The effect of combat on faith is not a new concept. I grew up with the evening news reporting the death count in Vietnam every day. A Vietnam era solider turned Veterans Administration chaplain wrote a thoughtful book about his war-born crisis of faith long before most Americans had heard of Iraq. In II Samuel 11 we find King David, suffering from battle fatigue, failing to lead his army into battle. Other documents, more than 4,000 years old, graphically describe humankind's struggle to find meaning in the midst of the chaos and carnage of combat.
"How does a good and just God allow the existence of evil?" Theodicy seeks to answer the question. In the face of combat, theodicy is often the stumbling block of faith. The entire book of Job is devoted to the question of theodicy. In 1981, a bestseller was written that attempt to answer the question--what is God doing when bad thing happen to good people?
Time in a combat zone immerses one in a lesson on the gross inhumanity that humankind inflicts upon itself. Combat can cause a person to question basic beliefs, such as:
- The world is a safe place.
- People are good.
- God is loving and just.
Core beliefs help us categorize events and deal with them. When foundational beliefs are shaken by the earthquake of trauma, a person's belief system may be reduced to shambles. Life itself may appear uncertain or meaningless. What we believe about ourselves, others, God, and our relationships matters immensely. So, if we're confronted with unimaginable evil and see God as unable or uncaring, our sense of well-being may be shattered and our hope dashed. Before that happens, we must strengthen our faith.
We began as a nation committed to "freedom of religion" but are rapidly becoming a nation in which faith has become an "off limits" subject. This is unfortunate for a variety of reasons, but I would like to focus on one reason: my faith needs to be tested! I would never consider taking a PT test without any preparation. I do not want to go into battle with equipment that someone thought was good, but has proved to be effective. Faith is crucial to me, it is at the core of my being, and I want my faith tested long before the battle.
Like our nation's founders, we come from a variety of faiths. I believe we need more than tolerance of one another's faith beliefs; we need to live what the framers of the Declaration of Independence boldly proclaimed, "with a firm reliance on the protection of divine providence, we mutually pledge to each other our lives, our fortunes and our sacred honor." The framers often hotly debated differences, but were held together in a tight community knowing that they ultimately stood together or hanged separately.
Untested, unexamined, unquestioned faith is a recipe for failure in combat--a time when I most need faith and our very lives depend on one another.
During my many years of public school, college, and graduate schools, I encountered lots of trainers. They were an "easy A", listen to what they said class and regurgitate it on the test. It was a "monkey see, monkey do" experience that left me unprepared for much more than passing the class.
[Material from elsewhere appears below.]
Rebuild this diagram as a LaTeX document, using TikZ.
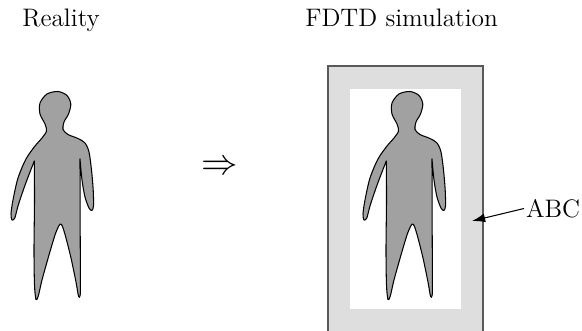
\documentclass[tikz,border=0pt]{standalone}
\usepackage{tikz}
\usetikzlibrary{arrows.meta}

\begin{document}
\begin{tikzpicture}[x=0.02cm,y=-0.02cm,>={Latex[length=7.5pt,width=5pt]},font=\Large,
    body/.style={draw=black,fill=black!37,line width=0.6pt,line join=round},
    absorb/.style={draw=black!65,fill=black!13,line width=0.7pt}]
  \useasboundingbox (0,0) rectangle (582,331);
  % titles
  \node[anchor=base west,inner sep=0pt] (reality) at (22,27) {Reality};
  \node[anchor=base west,inner sep=0pt] (fdtd) at (305,27) {FDTD simulation};
  \node (implies) at (220,168) {\huge$\Rightarrow$};
  % grid with its absorbing layer
  \draw[absorb] (328,66) rectangle (483,336);
  \fill[white] (350,89) rectangle (461,309);
  % the person, once as it is and once inside the grid
  \foreach \dx in {0,352}
    \draw[body,shift={(\dx,0)}] (34.3,161)
      -- plot[smooth,tension=0.5] coordinates {(34.3,161) (34.5,200) (34,250) (34.5,285) (36,299.5)
         (38.3,296) (42,280) (49,255) (55,235) (58.5,226.5) (60.5,224) (62.5,226.5) (66,238) (71,258)
         (76,282) (78.6,296.5) (80.2,295) (80.4,280) (80.2,230) (80,159)}
      -- plot[smooth,tension=0.5] coordinates {(80,159) (82,180) (85,197) (89,208) (91.8,210.5)
         (93.5,206) (93.2,190) (91.5,170) (89,152) (85,143) (78,138.5) (68,134.5) (63,129.5) (64,122)
         (68.5,114) (70.8,104) (67,95.5) (58,91.5) (47,94) (40,103) (40,114) (45,124) (46.5,131)
         (42,138) (35,146) (26,159) (18,178) (13,200) (11,214) (12,220) (14.8,218) (18,206) (24,188)
         (30,172) (34.3,161)}
      -- cycle;
  % label of the layer
  \coordinate (tip) at (472,221);
  \node[anchor=west,inner sep=1pt] (abc) at (524,208.5) {ABC};
  \draw[->,line width=0.6pt] (abc.west) -- (tip);
\end{tikzpicture}
\end{document}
I also encountered a few teachers who were a royal pain in the semester. These teachers understood the Socratic method. They questioned you over and over until your mind was either cogent or like minced meat. They asked you to clarify your position, they poked holes in your hypotheses, they forced hypothetical situations on you that demanded you to compromise your position, and then they really made you think.
We can sharpen each others faith by being willing to talk about our deepest beliefs and convictions, by allowing others to challenge those beliefs, to pick them apart, to confront them with hypothetical situations. This will help each of us to sharpen our own faith. We can only do this if we first understand as military members that we too "mutually pledge to each other our lives, our fortunes and our sacred honor."